The 3-Story Elevator Pitch


Last week, I had a call with someone who’d recently been laid off. We’d exchanged a few comments on LinkedIn, traded a couple of messages, and eventually agreed to talk. The goal was simple: get to know him, understand where he was in the search, and see whether Laid Off Launchpad could help.

We made it through the small talk. Then I asked him to give me an overview of his background.

What happened next felt familiar.

He started with his first job, explaining how it shaped his early career. He moved through each role, sharing responsibilities he'd had, managers he’d worked with, projects that went well, projects that didn’t go well, and the reorganizations he'd gone through. He mentioned the internal politics that shaped his opportunities, and the story behind each transition.

There were important pieces in there. But the volume of detail made them hard to find. I had to mentally filter ten minutes of information into two or three insights that would help me understand who he was and where he wanted to go next. It took work to find connection.

And the whole time, I kept thinking about how common this is in the job search.

People assume that “Tell me about yourself” is an invitation to walk through their life story. They assume more detail will create more clarity, when in reality, the opposite is usually true.

Whether it’s a recruiter, a hiring manager, or someone in your network, long, sweeping stories force the other person to do the work of sorting through your past. Instead of guiding their attention toward what matters, you unintentionally drown it. And because most people don’t want to interrupt, they don’t step in. They just listen politely while their clarity slowly evaporates.

I’ve been that person sharing too much. I’ve also been the person listening. Both sides feel the friction.

The job search rewards clarity, not completeness

People often stumble through this question because they believe they need to cover everything. But truthfully, it’s not a request for a complete biography. It’s more of an opportunity to shape an efficient impression.

The elevator pitch is simply the idea of sharing who you are to someone in the time it takes to ride an elevator.

Your goal isn’t to deliver your whole history. It’s to curate the version of your story that makes sense for the person in front of you.
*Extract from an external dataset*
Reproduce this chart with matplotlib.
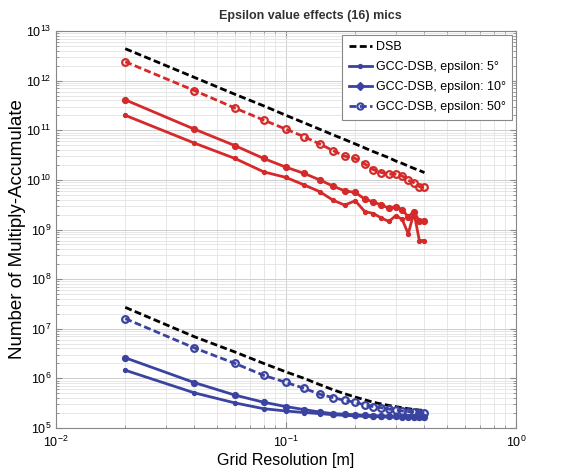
import matplotlib
matplotlib.use("Agg")
import matplotlib.pyplot as plt
from matplotlib.lines import Line2D

plt.rcParams['font.family'] = ['Liberation Sans', 'DejaVu Sans']

grid_res = [0.02, 0.04, 0.06, 0.08, 0.10, 0.12, 0.14, 0.16, 0.18, 0.20,
            0.22, 0.24, 0.26, 0.28, 0.30, 0.32, 0.34, 0.36, 0.38, 0.40]

# Upper (red) group
red_dsb = [4.4e12, 1.16e12, 5.3e11, 3.1e11, 2.0e11, 1.41e11, 1.05e11, 8.1e10, 6.5e10, 5.3e10,
           4.4e10, 3.7e10, 3.2e10, 2.8e10, 2.4e10, 2.15e10, 1.9e10, 1.7e10, 1.55e10, 1.4e10]
red_eps50 = [2.4e12, 6.3e11, 2.8e11, 1.6e11, 1.05e11, 7.4e10, 5.3e10, 3.9e10, 3.0e10, 2.7e10,
             2.1e10, 1.6e10, 1.4e10, 1.3e10, 1.3e10, 1.2e10, 9.8e9, 8.8e9, 7.3e9, 7.3e9]
red_eps10 = [4.1e11, 1.05e11, 4.9e10, 2.7e10, 1.8e10, 1.35e10, 1.0e10, 7.5e9, 6.0e9, 5.6e9,
             4.1e9, 3.6e9, 3.1e9, 2.7e9, 2.9e9, 2.5e9, 1.8e9, 2.3e9, 1.45e9, 1.5e9]
red_eps5 = [2.0e11, 5.5e10, 2.7e10, 1.45e10, 1.12e10, 7.9e9, 5.8e9, 3.9e9, 3.1e9, 3.8e9,
            2.3e9, 2.1e9, 1.7e9, 1.45e9, 1.9e9, 1.6e9, 8.2e8, 2.2e9, 6.0e8, 6.0e8]

# Lower (blue) group
blue_dsb = [2.7e7, 6.9e6, 3.4e6, 2.0e6, 1.35e6, 1.0e6, 7.5e5, 5.9e5, 4.9e5, 4.2e5,
            3.7e5, 3.3e5, 3.05e5, 2.85e5, 2.7e5, 2.55e5, 2.45e5, 2.37e5, 2.3e5, 2.25e5]
blue_eps50 = [1.6e7, 4.1e6, 2.0e6, 1.15e6, 8.3e5, 6.3e5, 4.8e5, 4.1e5, 3.6e5, 3.3e5,
              2.9e5, 2.7e5, 2.55e5, 2.4e5, 2.3e5, 2.2e5, 2.15e5, 2.1e5, 2.05e5, 2.0e5]
blue_eps10 = [2.6e6, 8.2e5, 4.6e5, 3.3e5, 2.7e5, 2.35e5, 2.1e5, 1.95e5, 1.9e5, 1.85e5,
              1.8e5, 1.78e5, 1.75e5, 1.73e5, 1.72e5, 1.7e5, 1.7e5, 1.68e5, 1.68e5, 1.67e5]
blue_eps5 = [1.46e6, 5.1e5, 3.2e5, 2.45e5, 2.2e5, 2.05e5, 1.95e5, 1.85e5, 1.8e5, 1.75e5,
             1.72e5, 1.7e5, 1.68e5, 1.66e5, 1.65e5, 1.64e5, 1.63e5, 1.62e5, 1.61e5, 1.6e5]

legend_labels = ["DSB", "GCC-DSB, epsilon: 5°", "GCC-DSB, epsilon: 10°", "GCC-DSB, epsilon: 50°"]
title = "Epsilon value effects (16) mics"
xlabel = "Grid Resolution [m]"
ylabel = "Number of Multiply-Accumulate"

RED = "#d42a2a"
BLUE = "#3a43a0"
DASH = (0, (2.5, 1.2))

fig = plt.figure(figsize=(5.69, 4.73), dpi=100)
ax = fig.add_axes([56/569, 1-428/473, 460/569, 397/473])
ax.set_xscale('log')
ax.set_yscale('log')
ax.set_xlim(1e-2, 1)
ax.set_ylim(1e5, 1e13)

for color, dsb, e5, e10, e50 in [(RED, red_dsb, red_eps5, red_eps10, red_eps50),
                                  (BLUE, blue_dsb, blue_eps5, blue_eps10, blue_eps50)]:
    ax.plot(grid_res, dsb, color='black', ls=DASH, lw=2.0, zorder=3)
    ax.plot(grid_res, e5, color=color, lw=2.0, marker='o', ms=2.8, zorder=4)
    ax.plot(grid_res, e10, color=color, lw=2.0, marker='o', ms=4.2, zorder=4)
    ax.plot(grid_res, e50, color=color, lw=2.0, ls=DASH, marker='o', ms=4.8,
            mfc='none', mew=1.6, zorder=4)

ax.grid(True, which='major', color='#cfcfcf', lw=0.7)
ax.grid(True, which='minor', color='#e3e3e3', lw=0.6)
ax.set_axisbelow(True)
ax.tick_params(which='both', direction='in', top=True, right=True, labelsize=9,
               color='#888888')
ax.tick_params(which='major', length=4)
ax.tick_params(which='minor', length=2)
ax.tick_params(axis='x', which='major', pad=5)
ax.tick_params(axis='x', which='minor', labelbottom=False)
for s in ax.spines.values():
    s.set_color('#888888')
    s.set_linewidth(0.8)

ax.set_xlabel(xlabel, fontsize=11.5)
ax.xaxis.set_label_coords(0.5, -0.064)
ax.set_ylabel(ylabel, fontsize=13.5)
ax.yaxis.set_label_coords(-0.066, 0.5)
ax.text(0.554, 1.022, title, transform=ax.transAxes, ha='center', va='bottom',
        fontsize=9, fontweight='bold', color='#333333')

handles = [
    Line2D([], [], color='black', ls=DASH, lw=2.0),
    Line2D([], [], color=BLUE, lw=2.0, marker='o', ms=2.8),
    Line2D([], [], color=BLUE, lw=2.0, marker='D', ms=4),
    Line2D([], [], color=BLUE, lw=2.0, ls=DASH, marker='o', ms=4.5, mfc='none', mew=1.5),
]
leg = ax.legend(handles, legend_labels, loc='upper right', fontsize=9.0,
                handlelength=1.9, handletextpad=0.3, labelspacing=0.65,
                borderpad=0.5, borderaxespad=0.3, fancybox=False, framealpha=1,
                edgecolor='#888888', bbox_to_anchor=(1.0, 1.0))
leg.get_frame().set_linewidth(0.8)

fig.savefig("out.png", dpi=100)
And it usually comes down to three main points:

Who you are: a few defining moments that shaped how you work today... not your whole resume, just the parts that matter.

Where you’re going: the direction you want next in your career, shared clearly as a bridge from where you've been.
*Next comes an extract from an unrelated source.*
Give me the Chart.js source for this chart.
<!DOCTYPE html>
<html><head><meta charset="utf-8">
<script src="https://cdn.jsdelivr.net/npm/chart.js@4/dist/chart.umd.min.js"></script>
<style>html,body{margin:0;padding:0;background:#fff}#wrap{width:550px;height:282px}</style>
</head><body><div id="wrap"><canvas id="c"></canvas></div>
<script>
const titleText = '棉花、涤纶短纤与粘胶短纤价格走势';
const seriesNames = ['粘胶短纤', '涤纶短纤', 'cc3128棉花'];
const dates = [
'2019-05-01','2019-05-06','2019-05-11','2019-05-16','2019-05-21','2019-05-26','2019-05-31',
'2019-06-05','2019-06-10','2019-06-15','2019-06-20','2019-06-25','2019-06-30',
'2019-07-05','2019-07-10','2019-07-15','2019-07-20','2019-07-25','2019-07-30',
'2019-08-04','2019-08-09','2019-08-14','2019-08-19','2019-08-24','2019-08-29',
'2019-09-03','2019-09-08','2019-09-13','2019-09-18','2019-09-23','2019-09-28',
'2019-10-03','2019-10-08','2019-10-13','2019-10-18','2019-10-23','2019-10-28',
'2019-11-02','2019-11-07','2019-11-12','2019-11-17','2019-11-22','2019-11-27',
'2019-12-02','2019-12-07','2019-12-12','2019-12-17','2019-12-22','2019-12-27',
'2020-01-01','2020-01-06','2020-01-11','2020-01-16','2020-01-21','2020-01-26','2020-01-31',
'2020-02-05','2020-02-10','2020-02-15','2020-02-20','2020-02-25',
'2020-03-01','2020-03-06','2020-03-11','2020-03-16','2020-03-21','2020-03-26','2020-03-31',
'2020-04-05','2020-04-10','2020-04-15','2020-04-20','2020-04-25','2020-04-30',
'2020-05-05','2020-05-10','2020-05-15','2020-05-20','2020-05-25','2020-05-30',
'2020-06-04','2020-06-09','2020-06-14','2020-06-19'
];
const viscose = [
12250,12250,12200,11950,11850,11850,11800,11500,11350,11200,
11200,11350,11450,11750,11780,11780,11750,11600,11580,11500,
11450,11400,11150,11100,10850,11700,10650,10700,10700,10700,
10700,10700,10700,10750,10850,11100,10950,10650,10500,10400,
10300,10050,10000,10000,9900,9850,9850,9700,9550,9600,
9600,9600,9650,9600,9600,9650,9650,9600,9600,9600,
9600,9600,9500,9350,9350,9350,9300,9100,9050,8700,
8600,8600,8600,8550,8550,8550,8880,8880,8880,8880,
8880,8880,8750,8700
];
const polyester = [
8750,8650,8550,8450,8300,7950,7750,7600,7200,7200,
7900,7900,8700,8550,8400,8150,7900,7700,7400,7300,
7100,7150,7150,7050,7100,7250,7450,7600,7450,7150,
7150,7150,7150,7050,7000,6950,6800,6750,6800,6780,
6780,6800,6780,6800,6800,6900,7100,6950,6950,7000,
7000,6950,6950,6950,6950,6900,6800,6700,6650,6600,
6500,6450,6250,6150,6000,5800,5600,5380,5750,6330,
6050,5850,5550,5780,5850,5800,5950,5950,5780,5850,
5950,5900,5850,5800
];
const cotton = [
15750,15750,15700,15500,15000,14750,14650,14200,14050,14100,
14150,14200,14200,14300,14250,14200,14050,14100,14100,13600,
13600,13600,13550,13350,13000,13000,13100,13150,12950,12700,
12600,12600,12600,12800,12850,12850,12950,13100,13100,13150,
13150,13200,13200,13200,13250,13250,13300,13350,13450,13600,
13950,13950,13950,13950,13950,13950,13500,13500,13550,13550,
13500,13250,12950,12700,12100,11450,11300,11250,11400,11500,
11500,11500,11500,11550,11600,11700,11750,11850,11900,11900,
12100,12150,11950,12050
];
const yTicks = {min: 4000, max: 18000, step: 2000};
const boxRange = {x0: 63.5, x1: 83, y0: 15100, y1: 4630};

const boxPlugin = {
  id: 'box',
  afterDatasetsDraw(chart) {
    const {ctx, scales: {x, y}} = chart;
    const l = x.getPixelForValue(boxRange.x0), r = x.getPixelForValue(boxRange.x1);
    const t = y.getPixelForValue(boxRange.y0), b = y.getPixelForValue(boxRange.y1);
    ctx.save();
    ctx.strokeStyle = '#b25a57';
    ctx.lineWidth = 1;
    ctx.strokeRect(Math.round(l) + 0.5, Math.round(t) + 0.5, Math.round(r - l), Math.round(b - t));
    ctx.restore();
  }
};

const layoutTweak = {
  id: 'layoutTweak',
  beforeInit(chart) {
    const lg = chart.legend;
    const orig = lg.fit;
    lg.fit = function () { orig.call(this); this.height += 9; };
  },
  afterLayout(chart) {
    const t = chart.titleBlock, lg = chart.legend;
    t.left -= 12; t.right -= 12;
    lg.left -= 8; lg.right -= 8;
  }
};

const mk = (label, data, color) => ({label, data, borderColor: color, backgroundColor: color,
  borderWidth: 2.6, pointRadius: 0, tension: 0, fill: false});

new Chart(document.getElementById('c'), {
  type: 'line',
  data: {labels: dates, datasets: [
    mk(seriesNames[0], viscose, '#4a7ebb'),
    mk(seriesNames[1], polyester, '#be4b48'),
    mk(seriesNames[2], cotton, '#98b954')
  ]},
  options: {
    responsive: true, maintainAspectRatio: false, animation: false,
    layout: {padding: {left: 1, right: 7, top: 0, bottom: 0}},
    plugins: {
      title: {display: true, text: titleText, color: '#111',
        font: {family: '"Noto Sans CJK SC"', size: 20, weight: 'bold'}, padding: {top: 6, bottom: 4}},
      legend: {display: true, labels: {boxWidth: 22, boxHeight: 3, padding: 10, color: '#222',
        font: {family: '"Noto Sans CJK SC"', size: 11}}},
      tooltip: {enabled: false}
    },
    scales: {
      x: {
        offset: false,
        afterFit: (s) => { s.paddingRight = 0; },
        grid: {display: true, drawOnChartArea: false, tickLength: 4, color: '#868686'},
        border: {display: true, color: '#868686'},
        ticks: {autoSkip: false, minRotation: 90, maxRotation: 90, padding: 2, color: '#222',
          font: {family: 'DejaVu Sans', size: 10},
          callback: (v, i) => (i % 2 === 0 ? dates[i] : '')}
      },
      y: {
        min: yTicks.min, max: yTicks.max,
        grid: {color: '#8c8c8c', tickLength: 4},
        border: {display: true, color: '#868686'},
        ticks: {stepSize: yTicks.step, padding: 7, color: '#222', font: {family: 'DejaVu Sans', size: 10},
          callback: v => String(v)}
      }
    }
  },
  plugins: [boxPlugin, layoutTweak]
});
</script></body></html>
Why it matters to them: connects your story to your audience's vantage point—recruiter, hiring manager, exec, or peer.

These don’t need to be long. They need to feel intentional. When you can offer these three pieces with confidence, you make it easy for someone to understand you without piecing together your past on their own.

Curating for Different Audiences

  • A recruiter wants to know if you meet the requirements.
  • A hiring manager wants to understand whether you can deliver.
  • An adjacent leader wants to understand how you collaborate.
  • An executive wants to vet for culture fit and long-term impact.

Tailoring your pitch isn’t about performing. It’s about being thoughtful to their interests, offering the version of your story that actually helps the other person make sense of you.

Perspective-taking is one of the most underrated skills in the job search. But it’s also one of the clearest signals of emotional intelligence, and shows up naturally in an elevator pitch that feels attuned to the moment.

In the end, the pitch is a mirror. It reflects how well you understand yourself, how confidently you can talk about your direction, and how tuned-in you are to the person you’re speaking with.

When I thought back to my call this week, I realized the story he gave me wasn’t wrong, it just wasn’t refined. It was the unedited version. The long cut. The version you share before you’ve found the thread that ties your past to your future.

So when I provided this bit of feedback around sharpening his pitch, he asked me how long it should be... 30 seconds? 45? He referenced the metaphor... "Should my elevator pitch be for a '3-story building' or a '10-story building'?" It's a reasonable question to make this a measurable exercise... but it's not about the length.

Your elevator pitch should be the length of relevance. If you can share your detail in an efficient 15 seconds, great. If it takes a whole minute, but every detail is relevant, that's fine too.

The Week Ahead

Choose a few defining experiences and build the “who you are” section around those moments. Keep it focused and intentional.

Name the direction you’re pursuing. Say it out loud. Make sure it feels clear and aligned.

Practice your pitch with people who know you well. Ask them what they took away from it. Their answers will tell you whether your pitch is doing the work you need it to do.

And if you find yourself drifting into the long version, use it as a cue. It might mean you’re still finding the story within the story. And that's okay, but it means there's work to be done.

The elevator pitch isn't complicated, but it takes some reflection, empathy, and conviction. And if done right, it can unlock the connection you both want.